At least that’s the scoop from German newspaper Welt, which was quoted by Reuters as reporting that Amazon is set to begin express on-demand deliveries in Berlin sometime in May. Anonymous transportation services told Welt that they would be contracted by Amazon to handle the last-mile deliveries, and rumors are also circulating that Amazon has begun refitting a building on the Kurfuerstendamm, Berlin’s main avenue, to the specifications it requires all its fulfillment warehouses stateside to have.
Reuters was unable to reach Amazon for comment, but Welt succeeded in pulling this quote from a spokesperson: “We have no announcement about this at the moment.”
While Amazon has shown interest in expanding into markets that haven’t quite experienced native eCommerce booms, German consumers most certainly fit into the demographic of big digital spenders. According to Statista, 2016 is expected to generate nearly $82.93 billion from online sales alone — not bad for a country of only about 80 million people. By next year, that number could grow to $91.97 billion and again to just under $100 billion by 2018.

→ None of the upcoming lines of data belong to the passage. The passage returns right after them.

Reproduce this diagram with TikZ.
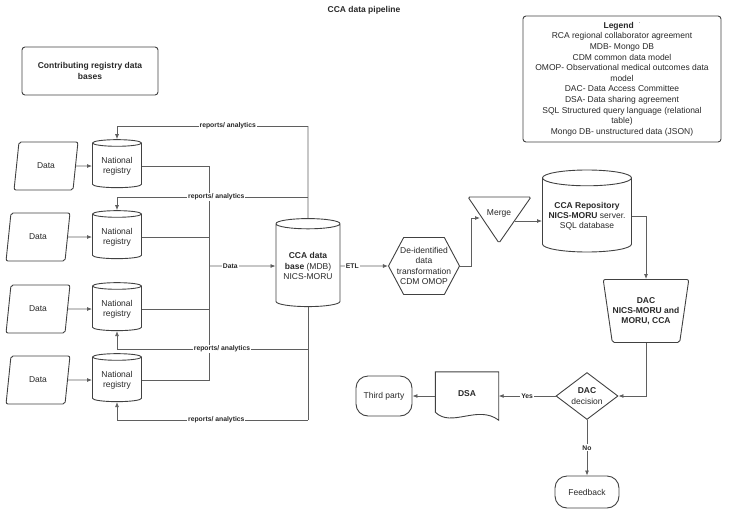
\documentclass[tikz,border=0pt]{standalone}
\usepackage{fontspec}
\setmainfont{Liberation Sans}
\usetikzlibrary{shapes.geometric,shapes.symbols,arrows.meta}
\definecolor{linecol}{RGB}{95,95,95}
\definecolor{boxcol}{RGB}{65,65,65}
\definecolor{txtcol}{RGB}{40,40,40}

\begin{document}
\begin{tikzpicture}[x=1pt,y=-1pt]
\tikzstyle{box} = [draw=boxcol, line width=0.9pt, text=txtcol, font=\fontsize{8.5}{10.2}\selectfont, align=center, inner sep=1pt]
\tikzstyle{outline} = [draw=boxcol, line width=0.9pt]
\tikzstyle{datanode} = [box, trapezium, trapezium left angle=77, trapezium right angle=103, trapezium stretches, minimum width=64, minimum height=48, rounded corners=2]
\tikzstyle{dbnode} = [box, cylinder, shape border rotate=90, aspect=0.2]
\tikzstyle{conn} = [draw=linecol, line width=0.8pt, -{Latex[length=5pt,width=4pt]}]
\tikzstyle{line} = [draw=linecol, line width=0.8pt]
\tikzstyle{lab} = [fill=white, inner sep=1pt, text=txtcol, font=\fontsize{6.8}{8}\selectfont\bfseries]

\useasboundingbox (0,0) rectangle (729,515);

\node[text=txtcol, font=\fontsize{8.5}{10}\selectfont\bfseries] (title) at (364,10) {CCA data pipeline};

\node[box, rounded corners=3, minimum width=136, minimum height=48] (contrib) at (90,71) {\textbf{Contributing registry data}\\\textbf{bases}};

\node[box, rounded corners=3, minimum width=198, minimum height=126, font=\fontsize{8.5}{10.6}\selectfont] (legend) at (622,79) {\textbf{Legend}\hspace{5pt}\raisebox{2pt}{\tiny\textasciigrave}\\RCA regional collaborator agreement\\MDB- Mongo DB\\CDM common data model\\OMOP- Observational medical outcomes data\\model\\DAC- Data Access Committee\\DSA- Data sharing agreement\\SQL Structured query language (relational\\table)\\Mongo DB- unstructured data (JSON)};

\foreach \i/\y/\dx in {1/166/46, 2/237/38, 3/309/38, 4/380/38} {
  \node[datanode] (d\i) at (\dx,\y) {Data};
  \node[dbnode, minimum width=49, minimum height=48] (r\i) at (117,\y) {National\\registry};
  \draw[conn] (d\i) -- (r\i);
}

\node[dbnode, minimum width=64, minimum height=88] (cca) at (308,266) {\textbf{CCA data}\\\textbf{base} (MDB)\\NICS-MORU};

\coordinate (bus) at (209,266);
\foreach \i in {1,...,4}
  \draw[line] (r\i.east) -| (bus);
\draw[conn] (bus) -- node[lab, pos=.32] {Data} (cca.west);

\coordinate (rep1) at (308,126);
\coordinate (rep2) at (308,197);
\coordinate (rep3) at (308,349);
\coordinate (rep4) at (308,420);
\draw[line] (cca.north) -- (rep1);
\draw[line] (cca.south) -- (rep4);
\draw[conn] (rep1) -| node[lab, pos=.21] {reports/ analytics} (r1.north);
\draw[conn] (rep2) -| node[lab, pos=.24] {reports/ analytics} (r2.north);
\draw[conn] (rep3) -| node[lab, pos=.225] {reports/ analytics} (r3.south);
\draw[conn] (rep4) -| node[lab, pos=.24] {reports/ analytics} (r4.south);

\node[box, signal, signal to=west and east, signal pointer angle=124, inner xsep=-14, minimum width=71, minimum height=57] (hex) at (424,266) {De-identified\\data\\transformation\\CDM OMOP};
\draw[conn] (cca.east) -- node[lab, pos=.25] {ETL} (hex.west);

\node[text=txtcol, font=\fontsize{8.5}{10}\selectfont] (merge) at (499,213) {Merge};
\draw[outline, rounded corners=1.5] (468,197) -- (531,197) -- (499,243) -- cycle;
\coordinate (mgin) at (480,218);
\coordinate (mgout) at (515,221);
\draw[conn] (hex.east) -- ++(11,0) |- (mgin);

\node[dbnode, minimum width=89, minimum height=82] (repo) at (587,216) {\textbf{CCA Repository}\\\textbf{NICS-MORU} server.\\SQL database};
\draw[conn] (mgout) -- (mgout -| repo.west);

\node[box, trapezium, trapezium left angle=103, trapezium right angle=103, trapezium stretches, inner xsep=-8, minimum width=86, minimum height=63, rounded corners=2] (dac) at (646,311) {\textbf{DAC}\\\textbf{NICS-MORU and}\\\textbf{MORU, CCA}};
\draw[conn] (repo.east) -| (dac.north);

\node[box, diamond, aspect=1.3, inner sep=0pt, minimum width=62, minimum height=47] (dec) at (587,396) {\textbf{DAC}\\decision};
\draw[conn] (dac.south) |- (dec.east);

\node[minimum width=63, minimum height=48, text=txtcol, font=\fontsize{8.5}{10}\selectfont] (dsa) at (467,396) {\raisebox{5pt}{\textbf{DSA}}};
\draw[outline] ([yshift=8]dsa.south west) -- (dsa.north west) -- (dsa.north east) -- (dsa.south east) .. controls +(-21,-16) and +(16,16) .. ([yshift=8]dsa.south west) -- cycle;
\draw[conn] (dec.west) -- node[lab] {Yes} (dsa.east);

\node[box, rounded corners=12, minimum width=56, minimum height=40] (third) at (384,396) {Third party};
\draw[conn] (dsa.west) -- (third.east);

\node[box, rounded corners=12, minimum width=64, minimum height=32] (fb) at (587,492) {Feedback};
\draw[conn] (dec.south) -- node[lab] {No} (fb.north);

\end{tikzpicture}
\end{document}
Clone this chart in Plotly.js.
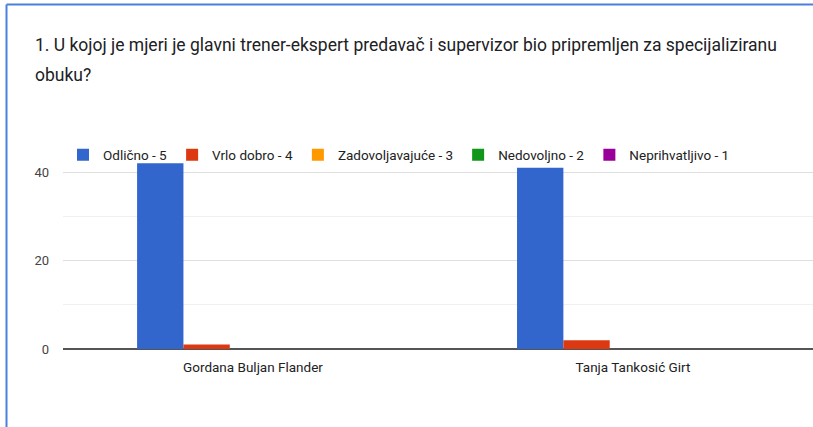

No wonder Amazon wants to get its German customers their orders as fast as possible. The more time it wastes, the more opportunities it creates for customers to seek out more native, familiar and possibly reliable sources instead. Never one to let its competitors remain unchallenged for long, Amazon is likely to hit the ground running — or however it can transport packages the fastest — when it expands the service to Berlin in May.